The final goal is that we become mature in Christ ('no longer ..children, carried by the waves and blown about by every shifting wind of the teaching of deceitful people') by speaking the truth (ie the truth of God's word) in love.

In other words what our church, and every church needs, is more truth and more love, with the result that the whole body 'grows and builds itself up through love.'

After our bible input, and before coffee, we spent some time thinking of our particular responsibilities as PCC members, including looking at Ten Commandments for PCC members, and then we turned back to the subject of discipleship for the rest of our morning.

In small groups we looked at these three questions and then fed back our answers: (1) What do you think are the marks of a growing Christian?; (2)  What would most help you grow as a disciple?; (3) What do you think St James and St Anne's should be doing to help people grow as disciples?.

The results will be collated and we will think further about this vital matter. After all, the parting shot of Jesus to his church, commemorated in our Ascension picture in St James with its the text from Matthew 28.20 was to 'go and make disciples' of people from all nations.

Thursday, 1 March 2018

Free for all in the Churchyard

While snowmageddon enveloped the nation, there were other important matters to attend to, like 'would you like a cup of coffee, mate?'

It was the first day of David D's new coffee based venture in St James's Churchyard. The snowed poured down. The air temperature was well below zero, but David and his team carried on regardless.

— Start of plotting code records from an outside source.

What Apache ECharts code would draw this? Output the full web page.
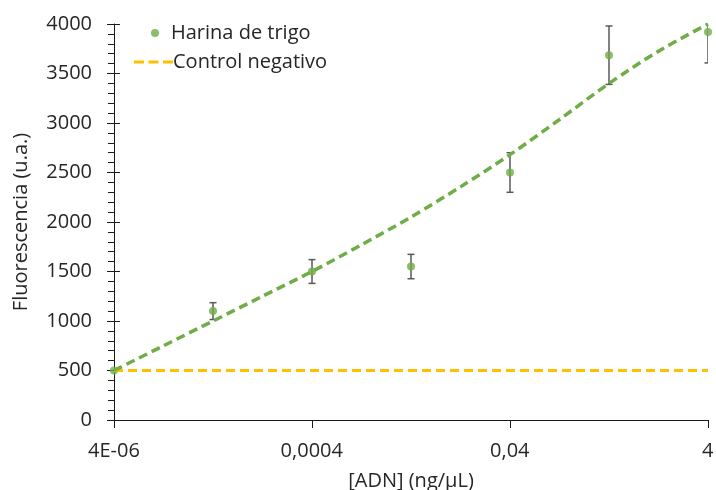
<!DOCTYPE html>
<html>
<head>
<meta charset="utf-8">
<script src="https://cdn.jsdelivr.net/npm/echarts@6/dist/echarts.min.js"></script>
<style>html,body{margin:0;padding:0;background:#fff}#c{width:716px;height:490px}</style>
</head>
<body>
<div id="c"></div>
<script>
const concentrations = [4e-6, 4e-5, 4e-4, 4e-3, 4e-2, 4e-1, 4];
const harinaValues = [500, 1100, 1500, 1550, 2500, 3685, 3920];
const harinaErrors = [0, 85, 120, 123, 200, 295, 313];
const trendX = [4e-6, 1.265e-5, 4e-5, 1.265e-4, 4e-4, 1.265e-3, 4e-3, 1.265e-2, 4e-2, 1.265e-1, 4e-1, 1.265, 4];
const trendValues = [500, 750, 1000, 1250, 1500, 1770, 2050, 2355, 2680, 3035, 3400, 3725, 4000];
const controlX = [4e-6, 4];
const controlValues = [500, 500];
const xTickLabels = ['4E-06', '0,0004', '0,04', '4'];
const yTicks = [0, 500, 1000, 1500, 2000, 2500, 3000, 3500, 4000];

const FONT = 'Open Sans';
const FS = 20;
const GREEN = '#70AD47', YELLOW = '#FFC000', ERR = '#595959', AX = '#1a1a1a', TXT = '#262626';

const chart = echarts.init(document.getElementById('c'));
chart.setOption({
  animation: false,
  textStyle: {fontFamily: FONT},
  grid: {left: 114, right: 8, top: 24, bottom: 70, outerBoundsMode: 'none', containLabel: false},
  legend: [
    {data: ['Harina de trigo'], left: 146, top: 18, itemWidth: 8, itemHeight: 8, selectedMode: false,
     textStyle: {fontFamily: FONT, fontSize: FS, color: TXT, padding: [0, 0, 0, 7]}},
    {data: [{name: 'Control negativo', icon: 'path://M0,0h10v3h-10z M14.5,0h10v3h-10z M29,0h10v3h-10z'}],
     left: 129, top: 47, itemWidth: 39, itemHeight: 3, selectedMode: false,
     itemStyle: {color: YELLOW},
     textStyle: {fontFamily: FONT, fontSize: FS, color: TXT, padding: [0, 0, 0, -5]}}
  ],
  xAxis: {
    type: 'log', logBase: 10, min: 4e-6, max: 4, interval: 2,
    name: '[ADN] (ng/µL)', nameLocation: 'middle', nameGap: 51,
    nameTextStyle: {fontFamily: FONT, fontSize: FS, color: TXT},
    axisLine: {show: true, lineStyle: {color: AX, width: 1}},
    axisTick: {show: true, length: 8, lineStyle: {color: AX}},
    minorTick: {show: false},
    splitLine: {show: false},
    axisLabel: {margin: 21, fontFamily: FONT, fontSize: FS, color: TXT,
      formatter: function (v, i) { return xTickLabels[i] !== undefined ? xTickLabels[i] : ''; }}
  },
  yAxis: [{
    type: 'value', min: yTicks[0], max: yTicks[yTicks.length - 1], interval: 500,
    name: 'Fluorescencia (u.a.)', nameLocation: 'middle', nameGap: 83,
    nameTextStyle: {fontFamily: FONT, fontSize: FS, color: TXT},
    axisLine: {show: true, lineStyle: {color: AX, width: 1}},
    axisTick: {show: true, length: 7, lineStyle: {color: AX}},
    minorTick: {show: true, splitNumber: 5, length: 6, lineStyle: {color: AX}},
    splitLine: {show: false},
    axisLabel: {margin: 22, fontFamily: FONT, fontSize: FS, color: TXT,
      formatter: function (v) { return String(v); }}
  }, {
    type: 'value', min: yTicks[0], max: yTicks[yTicks.length - 1], interval: 500, position: 'left',
    axisLine: {show: false},
    axisTick: {show: true, inside: true, length: 6, lineStyle: {color: AX}},
    axisLabel: {show: false}, splitLine: {show: false}
  }],
  series: [
    {
      name: 'Harina de trigo', type: 'scatter', symbol: 'circle', symbolSize: 8, z: 3,
      itemStyle: {color: GREEN},
      data: concentrations.map((c, i) => [c, harinaValues[i]])
    },
    {
      name: 'Control negativo', type: 'line', showSymbol: false, symbol: 'none', z: 4,
      lineStyle: {color: YELLOW, width: 3, type: [9, 5]},
      itemStyle: {color: YELLOW},
      data: controlX.map((c, i) => [c, controlValues[i]])
    },
    {
      name: 'Tendencia', type: 'line', showSymbol: false, symbol: 'none', smooth: 0.3, z: 5,
      lineStyle: {color: GREEN, width: 3.5, type: [9, 5]},
      data: trendX.map((c, i) => [c, trendValues[i]])
    },
    {
      name: 'errores', type: 'custom', z: 2, clip: true,
      encode: {x: 0, y: [1, 2]},
      data: concentrations.map((c, i) => [c, harinaValues[i] - harinaErrors[i], harinaValues[i] + harinaErrors[i]])
        .filter((d, i) => harinaErrors[i] > 0),
      renderItem: function (params, api) {
        const x = api.value(0);
        const lo = api.coord([x, api.value(1)]);
        const hi = api.coord([x, api.value(2)]);
        const cw = 3.5;
        const st = {stroke: ERR, lineWidth: 1.5};
        return {type: 'group', children: [
          {type: 'line', shape: {x1: lo[0], y1: lo[1], x2: hi[0], y2: hi[1]}, style: st},
          {type: 'line', shape: {x1: lo[0] - cw, y1: lo[1], x2: lo[0] + cw, y2: lo[1]}, style: st},
          {type: 'line', shape: {x1: hi[0] - cw, y1: hi[1], x2: hi[0] + cw, y2: hi[1]}, style: st}
        ]};
      }
    }
  ]
});
</script>
</body>
</html>
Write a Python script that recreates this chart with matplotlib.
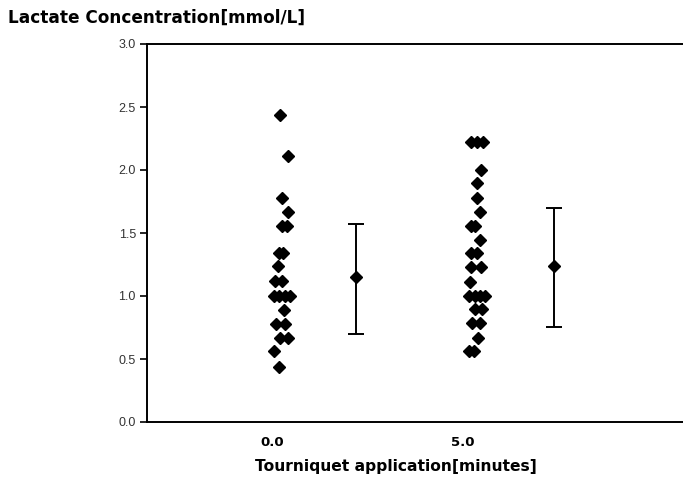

And for  the first day only, everything was free.

From next Monday David will be there from 7 o'clock every morning, offering some welcome refreshment to people on their way to work - and while they're at it, they can can pop in for a look around the church (which is not usually open at that time), or even start the day off with a quick pray.

Watch this space.

(PS: I can personally vouch for the excellence of David's hot chocolate).